Le mirage de l’Europe :

Dans les différentes lectures que faisait Cathetrine Samary sur le drame yougoslave des années 90, elle écrivait que « l’Europe des riches est attirante pour tous les peuples. Chacun s’en réclame (…). Mais les chances de s’insérer dans le monde capitaliste ou d’en recevoir les capitaux ne sont pas égales. Dés lors, l’éclatement en Etats/nations sera ici (chez les plus riche) dominé par la volonté d’insertion (…) ». C‘est avec cette clé de lecture qu’elle explique le clivage entre république tchèque et république slovaque par exemple. La même logique est élargie à l’évolution de l’ancienne URSS. « Dans un contexte de crise économique et d’inégalité de développement, écrit-elle, la montée des nouvelles républiques pousse les plus riches à se défaire du « fardeau » des autres volontiers caractérisés comme « incapable », non « civilisé », bref « indigne » de l’Europe.

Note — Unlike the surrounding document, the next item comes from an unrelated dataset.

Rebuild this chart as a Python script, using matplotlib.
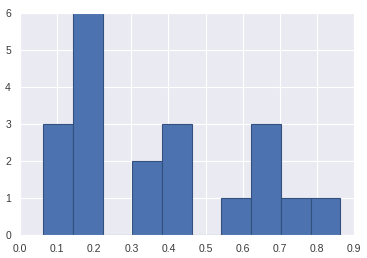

Il ne s’agit évidemment pas de faire d’amalgames ou des raccourcis simplistes et dangereux. L’Algérie n’est pas la Yougoslavie ni dans sa formation historique, ni dans sa situation géopolitique. La Kabylie non plus ne peut prétendre au statut d’une région riche comme le sont certaines républiques de l’ancienne Yougoslavie. L’analogie qu’on peut faire réside dans les dégâts que peut provoquer le mirage de l’occident capitaliste chez la population et notamment chez les jeunes, ne serait-ce pour la facilité à obtenir le visa.

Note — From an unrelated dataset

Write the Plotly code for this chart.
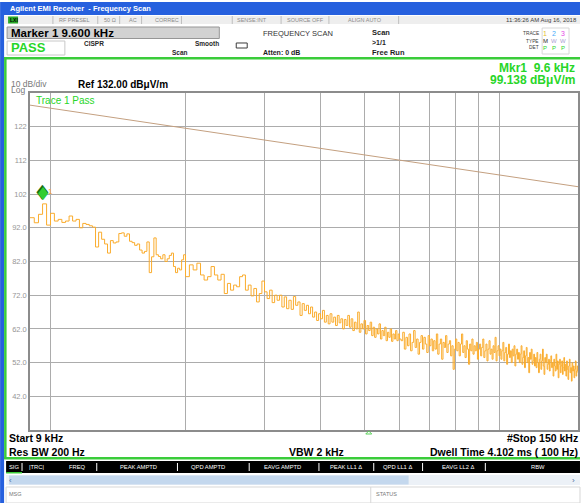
import numpy as np
import plotly.graph_objects as go

# ---------------- data ----------------
start_khz = 9.0
stop_khz = 150.0
ref_level = 132.0
bottom_level = 32.0

# scan segments (start kHz, step kHz) and measured levels in dBuV/m
seg1_start, seg1_step = 9.0, 0.2
seg1_levels = [95.0, 93.5, 96.0, 99.1, 92.8, 96.3, 94.0, 94.5, 93.6, 94.0,
               95.5, 94.0, 94.5, 92.0, 93.3, 93.0, 92.6, 92.2, 86.3, 90.7,
               88.6, 87.2, 84.5, 88.2, 87.5, 87.8, 90.3, 90.5, 89.5, 90.2,
               88.0, 87.6, 86.8, 87.2, 85.4, 84.5, 85.0, 87.8, 78.7, 83.4,
               89.0, 84.0, 83.5, 82.8, 84.0, 82.0, 82.8, 83.8, 84.5, 80.5,
               78.7, 80.0, 79.5, 82.5, 84.0, 77.5]
seg2_start, seg2_step = 20.4, 0.4
seg2_levels = [81.0, 79.5, 81.5, 78.0, 76.5, 77.5, 80.5, 78.0, 76.5, 78.2,
               72.5, 75.5, 73.5, 75.0, 74.5, 77.5, 78.0, 73.5, 75.0, 71.8,
               74.0, 70.0, 72.5, 76.2, 73.0, 71.0, 73.5, 69.8, 72.0, 70.5,
               72.0, 68.5, 71.5, 68.0, 70.5, 67.8, 71.6, 69.0, 70.0, 66.0,
               69.5, 67.5, 69.0, 66.5, 68.5, 65.5, 67.0, 64.5, 66.5, 65.0,
               67.5, 64.0, 66.0, 63.5, 66.5, 64.0, 65.5, 63.0, 66.0, 63.8,
               65.0, 62.0, 64.8, 63.0, 66.0, 62.5, 65.0, 61.5, 64.0, 62.0,
               67.0, 61.0, 63.5, 62.0, 64.5, 60.5, 63.0, 61.5, 64.0, 60.0,
               62.5, 59.5, 62.0, 60.5, 63.5, 59.0, 61.5, 60.0, 62.5, 58.5,
               61.0, 59.5, 62.0, 58.3, 60.5, 59.0, 61.5, 58.5, 60.5, 59.0]
seg3_start, seg3_step = 60.5, 0.5
seg3_levels = [58.5, 61.0, 56.0, 59.5, 57.0, 60.5, 55.5, 58.0, 61.5, 56.5,
               59.0, 54.5, 58.0, 60.0, 56.0, 59.5, 57.5, 55.0, 60.0, 57.0,
               59.0, 55.5, 58.5, 56.0, 60.5, 54.5, 57.5, 59.0, 53.0, 58.0,
               56.5, 60.0, 55.0, 57.5, 58.5, 54.0, 57.0, 50.0, 56.0, 59.0,
               55.5, 58.0, 54.0, 57.5, 60.5, 55.0, 57.0, 53.5, 58.5, 56.0,
               51.5, 57.5, 55.5, 59.0, 54.5, 57.0, 55.5, 58.0, 53.0, 56.0,
               57.5, 54.0, 56.5, 59.0, 53.5, 55.5, 57.5, 52.5, 56.0, 58.5,
               54.5, 56.0, 53.0, 57.0, 55.0, 59.5, 52.5, 55.5, 57.0, 54.0,
               56.0, 53.0, 55.5, 58.0, 52.5, 55.0, 56.5, 51.5, 54.5, 57.5,
               53.5, 55.5, 52.0, 56.0, 54.0, 57.0, 51.0, 54.5, 56.0, 53.0,
               55.0, 52.0, 54.5, 57.0, 51.5, 53.5, 55.5, 50.5, 54.0, 56.5,
               52.0, 53.5, 49.0, 55.0, 53.0, 56.0, 51.5, 52.5, 54.5, 51.0,
               53.5, 50.5, 55.0, 52.0, 49.0, 53.0, 54.5, 50.0, 52.5, 56.0,
               51.0, 48.5, 53.5, 52.0, 54.5, 50.0, 51.5, 53.0, 49.5, 52.5,
               54.0, 50.5, 52.0, 48.0, 53.0, 51.0, 49.5, 54.5, 50.0, 52.5,
               47.5, 51.5, 53.0, 49.0, 51.0, 52.5, 48.5, 50.5, 53.5, 49.5,
               51.5, 48.0, 52.5, 50.0, 47.0, 51.0, 53.0, 49.0, 50.5, 46.5,
               52.0, 49.5, 51.0, 47.5, 50.0, 52.5, 48.0, 49.5, 51.0, 49.0]

limit_freq_khz = [9.0, 150.0]
limit_level = [128.4, 104.2]

marker_freq_khz = 9.6
marker_level = 99.138

y_tick_vals = [122, 112, 102, 92, 82, 72, 62, 52, 42]
y_tick_text = ["122", "112", "102", "92.0", "82.0", "72.0", "62.0", "52.0", "42.0"]
x_grid_khz = [10, 20, 30, 40, 50, 60, 70, 80, 90, 100]

# ---------------- geometry ----------------
W, H = 582, 503
PL, PR, PT, PB = 30, 580, 93, 430
FONT = "Liberation Sans"


def fx(x):
    return (x - PL) / (PR - PL)


def fy(y):
    return (PB - y) / (PB - PT)


freqs = np.concatenate([
    seg1_start + seg1_step * np.arange(len(seg1_levels)),
    seg2_start + seg2_step * np.arange(len(seg2_levels)),
    seg3_start + seg3_step * np.arange(len(seg3_levels)),
])
levels = np.array(seg1_levels + seg2_levels + seg3_levels)

fig = go.Figure()
fig.add_trace(go.Scatter(x=limit_freq_khz, y=limit_level, mode="lines",
                         line=dict(color="rgb(196,160,128)", width=1),
                         hoverinfo="skip", showlegend=False))
fig.add_trace(go.Scatter(x=freqs, y=levels, mode="lines", line_shape="hv",
                         line=dict(color="rgb(250,172,45)", width=1),
                         showlegend=False))

annotations = []
shapes = []


def txt(x, y, s, size=8, color="black", bold=False, anchor="left", family=FONT):
    if bold:
        s = "<b>" + s + "</b>"
    annotations.append(dict(xref="paper", yref="paper", x=fx(x), y=fy(y), text=s,
                            showarrow=False, xanchor=anchor, yanchor="middle",
                            font=dict(size=size, color=color, family=family),
                            borderpad=0))


def rect(x0, y0, x1, y1, fill=None, line=None, lw=1):
    shapes.append(dict(type="rect", xref="paper", yref="paper",
                       x0=fx(x0), x1=fx(x1), y0=fy(y0), y1=fy(y1),
                       fillcolor=fill if fill else "rgba(0,0,0,0)",
                       line=dict(color=line if line else "rgba(0,0,0,0)", width=lw if line else 0),
                       layer="above"))


def vline(x, y0, y1, color, lw=1):
    shapes.append(dict(type="line", xref="paper", yref="paper",
                       x0=fx(x), x1=fx(x), y0=fy(y0), y1=fy(y1),
                       line=dict(color=color, width=lw), layer="above"))


BLUE = "rgb(38,96,222)"
GREEN = "rgb(58,204,58)"
TXTGREEN = "rgb(40,214,40)"

# title bar & left stripe
rect(0, 2, 582, 15, fill=BLUE)
rect(0, 15, 4, 503, fill=BLUE)
txt(9, 8.5, "Agilent EMI Receiver  - Frequency Scan", size=7.5, color="white", bold=True)

# status row
rect(4, 16, 582, 24, fill="rgb(238,238,238)")
rect(8, 16.5, 18, 23.5, fill="rgb(40,170,40)")
txt(9, 20, "LXI", size=5, color="black", bold=True)
for sx in [53, 98, 120, 142, 182, 233, 282, 330, 400]:
    vline(sx, 16, 24, "rgb(190,190,190)")
for sx, s in [(58, "RF PRESEL"), (103, "50 Ω"), (128, "AC"), (154, "CORREC"),
              (237, "SENSE:INT"), (287, "SOURCE OFF"), (348, "ALIGN AUTO")]:
    txt(sx, 20, s, size=5.5, color="rgb(140,140,140)")
txt(580, 20, "11:36:26 AM Aug 16, 2018", size=6, color="rgb(60,60,60)", anchor="right")

# header
rect(7, 27, 220, 38.5, fill="rgb(210,210,210)", line="rgb(150,150,150)")
txt(10, 33, "Marker 1 9.600 kHz", size=11.5, bold=True)
rect(7, 41, 65, 55, fill="white", line="rgb(200,200,200)")
txt(10, 48, "PASS", size=13, color=TXTGREEN, bold=True)
txt(83, 43.5, "CISPR", size=6.5, bold=True, color="rgb(40,40,40)")
txt(195, 43.5, "Smooth", size=6.5, bold=True, color="rgb(40,40,40)")
txt(172, 53, "Scan", size=6.5, bold=True, color="rgb(40,40,40)")
shapes.append(dict(type="path", xref="paper", yref="paper",
                   path="M %f,%f L %f,%f L %f,%f L %f,%f Z" % (fx(237), fy(43), fx(248), fy(43), fx(248), fy(48), fx(237), fy(48)),
                   line=dict(color="rgb(60,60,60)", width=1), layer="above"))
txt(263, 33, "FREQUENCY SCAN", size=7.5, color="rgb(50,50,50)")
txt(263, 52.5, "Atten: 0 dB", size=7, bold=True, color="rgb(30,30,30)")
txt(372, 32, "Scan", size=7.5, bold=True, color="rgb(30,30,30)")
txt(372, 43, ">1/1", size=7, bold=True, color="rgb(30,30,30)")
txt(372, 52.5, "Free Run", size=7.5, bold=True, color="rgb(30,30,30)")
rect(544, 28, 571, 54, line="rgb(215,215,215)")
for yy, s in [(33, "TRACE"), (41, "TYPE"), (48, "DET")]:
    txt(542, yy, s, size=4.8, color="rgb(60,60,60)", anchor="right")
for xx, s, c in [(547, "1", "rgb(230,190,40)"), (556, "2", "rgb(70,170,250)"), (565, "3", "rgb(230,70,230)")]:
    txt(xx, 33, s, size=7, color=c, anchor="center")
for xx, s, c in [(547, "M", "rgb(40,40,40)"), (556, "W", "rgb(170,160,210)"), (565, "W", "rgb(170,160,210)")]:
    txt(xx, 41, s, size=6, color=c, anchor="center")
for xx in [547, 556, 565]:
    txt(xx, 48, "P", size=6, color=TXTGREEN, anchor="center")

# green frame of the measurement panel
rect(4, 57, 582, 59.5, fill=GREEN)
rect(4, 57, 6.5, 459, fill=GREEN)
rect(4, 457, 582, 459.5, fill=GREEN)

# chart text
txt(10, 84, "10 dB/div", size=8.5, color="rgb(120,120,120)")
txt(10, 90.5, "Log", size=8.5, color="rgb(120,120,120)")
txt(77, 84, "Ref 132.00 dBμV/m", size=10, bold=True)
txt(578, 68, "Mkr1  9.6 kHz", size=12, bold=True, color=TXTGREEN, anchor="right")
txt(578, 80, "99.138 dBμV/m", size=12, bold=True, color=TXTGREEN, anchor="right")
txt(35, 100, "Trace 1 Pass", size=10, color=TXTGREEN)

# marker diamond and label
annotations.append(dict(xref="x", yref="y", x=np.log10(marker_freq_khz), y=marker_level,
                        text="♦", showarrow=False, xanchor="center", yanchor="bottom",
                        yshift=-3, font=dict(size=21, color="rgb(20,110,20)", family="DejaVu Sans")))
annotations.append(dict(xref="x", yref="y", x=np.log10(marker_freq_khz), y=marker_level,
                        text="♦", showarrow=False, xanchor="center", yanchor="bottom",
                        yshift=-2, font=dict(size=18, color="rgb(50,205,50)", family="DejaVu Sans")))
annotations.append(dict(xref="x", yref="y", x=np.log10(marker_freq_khz), y=marker_level,
                        text="1", showarrow=False, xanchor="left", yanchor="bottom",
                        xshift=3, yshift=6, font=dict(size=8, color="rgb(240,160,40)", family=FONT)))

# tiny green marker on bottom axis
shapes.append(dict(type="path", xref="paper", yref="paper",
                   path="M %f,%f L %f,%f L %f,%f Z" % (fx(367), fy(434), fx(370), fy(431), fx(373), fy(434)),
                   line=dict(color="rgb(90,210,90)", width=1), layer="above"))

# bottom annotations
txt(8, 438, "Start 9 kHz", size=10.5, bold=True)
txt(581, 438, "#Stop 150 kHz", size=10.5, bold=True, anchor="right")
txt(8, 452, "Res BW 200 Hz", size=10.5, bold=True)
txt(289, 452, "VBW 2 kHz", size=10.5, bold=True)
txt(581, 452, "Dwell Time 4.102 ms ( 100 Hz)", size=10.5, bold=True, anchor="right")

# results table header bar
rect(6, 461, 582, 473, fill="black")
rect(6, 472, 22, 473.5, fill=GREEN)
for sx, s in [(8, "SIG"), (28, "|TRC|"), (68, "FREQ"), (119, "PEAK AMPTD"), (191, "QPD AMPTD"),
              (264, "EAVG AMPTD"), (330, "PEAK LL1 Δ"), (383, "QPD LL1 Δ"), (442, "EAVG LL2 Δ"),
              (532, "RBW")]:
    txt(sx, 467, s, size=5.8, color="white")
for sx in [22, 97, 178, 250, 320, 375, 424, 487]:
    vline(sx, 463, 471, "white")

# scroll bar
rect(6, 475, 582, 485, fill="rgb(236,241,247)")
rect(9, 475.5, 410, 484.5, fill="rgb(196,216,238)")
txt(8, 480, "‹", size=8, color="rgb(80,110,160)")
txt(578, 480, "›", size=8, color="rgb(80,110,160)", anchor="right")

# message row
rect(6, 487, 582, 503, fill="white", line="rgb(215,215,215)")
vline(372, 487, 503, "rgb(215,215,215)")
txt(8, 494, "MSG", size=5.5, color="rgb(120,120,120)")
txt(376, 494, "STATUS", size=5.5, color="rgb(120,120,120)")

fig.update_layout(
    width=W, height=H,
    margin=dict(l=PL, r=W - PR, t=PT, b=H - PB, pad=0),
    paper_bgcolor="white", plot_bgcolor="white",
    font=dict(family=FONT),
    annotations=annotations, shapes=shapes,
    xaxis=dict(type="log", range=[np.log10(start_khz), np.log10(stop_khz)],
               tickvals=x_grid_khz, showticklabels=False, ticks="",
               showgrid=True, gridcolor="rgb(172,172,172)", gridwidth=1,
               showline=True, linecolor="rgb(140,140,140)", linewidth=1.5, mirror=True,
               zeroline=False, fixedrange=True),
    yaxis=dict(range=[bottom_level, ref_level], tickvals=y_tick_vals, ticktext=y_tick_text,
               ticks="", tickfont=dict(size=7.5, color="rgb(150,150,150)", family=FONT),
               showgrid=True, gridcolor="rgb(172,172,172)", gridwidth=1,
               showline=True, linecolor="rgb(140,140,140)", linewidth=1.5, mirror=True,
               zeroline=False, fixedrange=True),
    showlegend=False,
)

fig.write_html("out.html", config={"displayModeBar": False},
               post_script="document.body.style.margin='0';document.body.style.overflow='hidden';")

L’attrait de cet occident développé n’est toutefois pas un phénomène limité à la Kabylie. Il est national avec des expressions inégales. L’engouement pour l’apprentissage de la langue française dés la crèche, pour ceux qui ont les moyens, les regards envieux et les commentaires favorables pour l’usage officieux mais réel du français dans l’enseignement des sciences humaines dans les universités de Bejaia et de Tizi ouzou alors que l’usage de l’arabe est officiel et obligatoire partout ailleurs dans les universités algériennes, la pratique généralisés des cours particuliers… autant de signes sur le plan culturel qui traduisent le malaise ambiant dans cette Algérie postindépendance. Après les lendemains qui chantaient ce sont les lendemains qui déchantent.

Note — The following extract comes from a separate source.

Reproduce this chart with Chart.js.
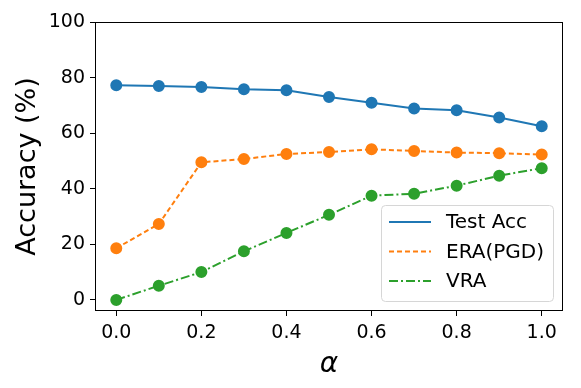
<!DOCTYPE html>
<html lang="en">
<head>
	<meta charset="UTF-8">
	<title>Accuracy vs alpha</title>
	<script src="https://cdn.jsdelivr.net/npm/chart.js@4.4.0/dist/chart.umd.min.js"></script>
	<style>
		html, body { margin: 0; padding: 0; background: #fff; }
		#wrap { width: 581px; height: 388px; }
	</style>
</head>
<body>
	<div id="wrap"><canvas id="accChart"></canvas></div>

	<script>
		// data
		var alphas = [0.0, 0.1, 0.2, 0.3, 0.4, 0.5, 0.6, 0.7, 0.8, 0.9, 1.0];
		var testAcc = [77.2, 77.0, 76.6, 75.8, 75.4, 73.0, 70.9, 68.9, 68.2, 65.6, 62.5];
		var eraPgd = [18.6, 27.3, 49.5, 50.7, 52.5, 53.2, 54.2, 53.6, 53.0, 52.8, 52.3];
		var vra = [0.0, 5.1, 10.0, 17.5, 24.1, 30.6, 37.5, 38.2, 41.1, 44.7, 47.4];
		var xTicks = [0.0, 0.2, 0.4, 0.6, 0.8, 1.0];
		var yTicks = [0, 20, 40, 60, 80, 100];

		function pts(vals) {
			return vals.map(function (v, i) { return { x: alphas[i], y: v }; });
		}

		var FONT = 'DejaVu Sans';

		// frame round the plot area + legend inside lower right
		var framePlugin = {
			id: 'frame',
			afterDraw: function (chart) {
				var a = chart.chartArea;
				var ctx = chart.ctx;
				ctx.save();
				ctx.strokeStyle = '#000';
				ctx.lineWidth = 1;
				ctx.strokeRect(a.left + 0.5, a.top + 0.5, a.right - a.left - 1, a.bottom - a.top - 1);

				// legend
				var bx = 381, by = 205, bw = 172, bh = 96;
				ctx.fillStyle = 'rgba(255,255,255,0.85)';
				ctx.strokeStyle = '#d6d6d6';
				ctx.beginPath();
				ctx.roundRect(bx + 0.5, by + 0.5, bw, bh, 4);
				ctx.fill();
				ctx.stroke();
				ctx.font = '20px ' + FONT;
				ctx.textBaseline = 'middle';
				chart.data.datasets.forEach(function (ds, i) {
					var yy = by + 17 + i * 29.5;
					ctx.strokeStyle = ds.borderColor;
					ctx.lineWidth = 2;
					ctx.setLineDash(ds.borderDash || []);
					ctx.beginPath();
					ctx.moveTo(389, yy);
					ctx.lineTo(431, yy);
					ctx.stroke();
					ctx.setLineDash([]);
					ctx.fillStyle = '#000';
					ctx.fillText(ds.label, 446, yy + 1);
				});
				ctx.restore();
			}
		};

		var ctx = document.getElementById('accChart');
		var chart = new Chart(ctx, {
			type: 'line',
			data: {
				datasets: [{
					label: 'Test Acc',
					data: pts(testAcc),
					borderColor: '#1f77b4',
					backgroundColor: '#1f77b4',
					borderWidth: 2,
					pointRadius: 5,
					tension: 0
				}, {
					label: 'ERA(PGD)',
					data: pts(eraPgd),
					borderColor: '#ff7f0e',
					backgroundColor: '#ff7f0e',
					borderWidth: 2,
					borderDash: [5, 3],
					pointRadius: 5,
					tension: 0
				}, {
					label: 'VRA',
					data: pts(vra),
					borderColor: '#2ca02c',
					backgroundColor: '#2ca02c',
					borderWidth: 2,
					borderDash: [9, 3, 2, 3],
					pointRadius: 5,
					tension: 0
				}]
			},
			plugins: [framePlugin],
			options: {
				responsive: true,
				maintainAspectRatio: false,
				animation: false,
				layout: { padding: { top: 22, right: 18, left: 0, bottom: 0 } },
				plugins: {
					legend: { display: false },
					tooltip: { enabled: false }
				},
				scales: {
					x: {
						type: 'linear',
						min: -0.05,
						max: 1.05,
						afterBuildTicks: function (scale) {
							scale.ticks = xTicks.map(function (v) { return { value: v }; });
						},
						afterFit: function (scale) { scale.height = 77; },
						ticks: {
							color: '#000',
							font: { family: FONT, size: 19 },
							padding: 6,
							maxRotation: 0,
							callback: function (v) { return v.toFixed(1); }
						},
						grid: { drawOnChartArea: false, drawTicks: true, tickLength: 5, color: '#000' },
						border: { display: false },
						title: {
							display: true,
							text: 'α',
							color: '#000',
							font: { family: FONT, size: 28, style: 'italic' },
							padding: { top: 0, bottom: 6 }
						}
					},
					y: {
						min: -4,
						max: 100,
						afterBuildTicks: function (scale) {
							scale.ticks = yTicks.map(function (v) { return { value: v }; });
						},
						afterFit: function (scale) { scale.width = 95; },
						ticks: {
							color: '#000',
							font: { family: FONT, size: 19 },
							padding: 5
						},
						grid: { drawOnChartArea: false, drawTicks: true, tickLength: 5, color: '#000' },
						border: { display: false },
						title: {
							display: true,
							text: 'Accuracy (%)',
							color: '#000',
							font: { family: FONT, size: 27 },
							padding: { top: 12, bottom: 0 }
						}
					}
				}
			}
		});
	</script>
</body>
</html>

Mais cette Europe attractive pour les jeunes algériens n’est malheureusement pas celle de la révolution copernicienne, ni celle du siècle des lumières et encore moins celle du mouvement ouvrier comme ce fut le cas pour la génération du mouvement national. On oublie souvent de souligner le « jacobinisme » d’Abbane Ramadan par exemple, le marxisme-léninisme des jeunes du lycée de BenAknoun de 1949, à l’origine de la dissidence au sein du PPA-MTLD, pour ne souligner que leur dimension berbériste essentialiste et aujourd’hui leur « kabylité ». Cette attitude idéologique traduit une abdication et une capitulation devant l’impérialisme. C’est ici qu’il faut faire attention.

Recentrer le combat sur le terrain politique :

Tout cela renvoie aux aspects « postindépendance » de la société algérienne. On peut les résumer à la force acquise par la population algérienne et notamment les élites intellectuelles Kabyles (puisque c’est d’elles qu’il est question dans ce débat) au lendemain de l’indépendance en dépit du fait qu’elle a été expropriée du pouvoir et démunie d’organisation indépendante et conséquente. Cela ne lui donne pas, et notamment aux nouvelles générations, une cohérence politique dans une perspective d’une société alternative. Mais cela lui donne encore des moyens de résistance devant une capitulation définitive comme en témoigne la ténacité devant l’islamisme des années 1990.

Le changement politique reste le déterminant en dernière instance. Il implique le changement dans le rapport aux luttes qui se déroulent devant nous. Il faut sortir du discours identitaire qui prône l’évolution de la tradition, dépasser l’attitude revendicative sociale et économique et s’inscrire dans une posture de conquête et de réorganisation démocratique de l’édifice politique mis en place depuis l’indépendance, et cela même limité au niveau local. Possibilité qu’a montré la révolte de 2001.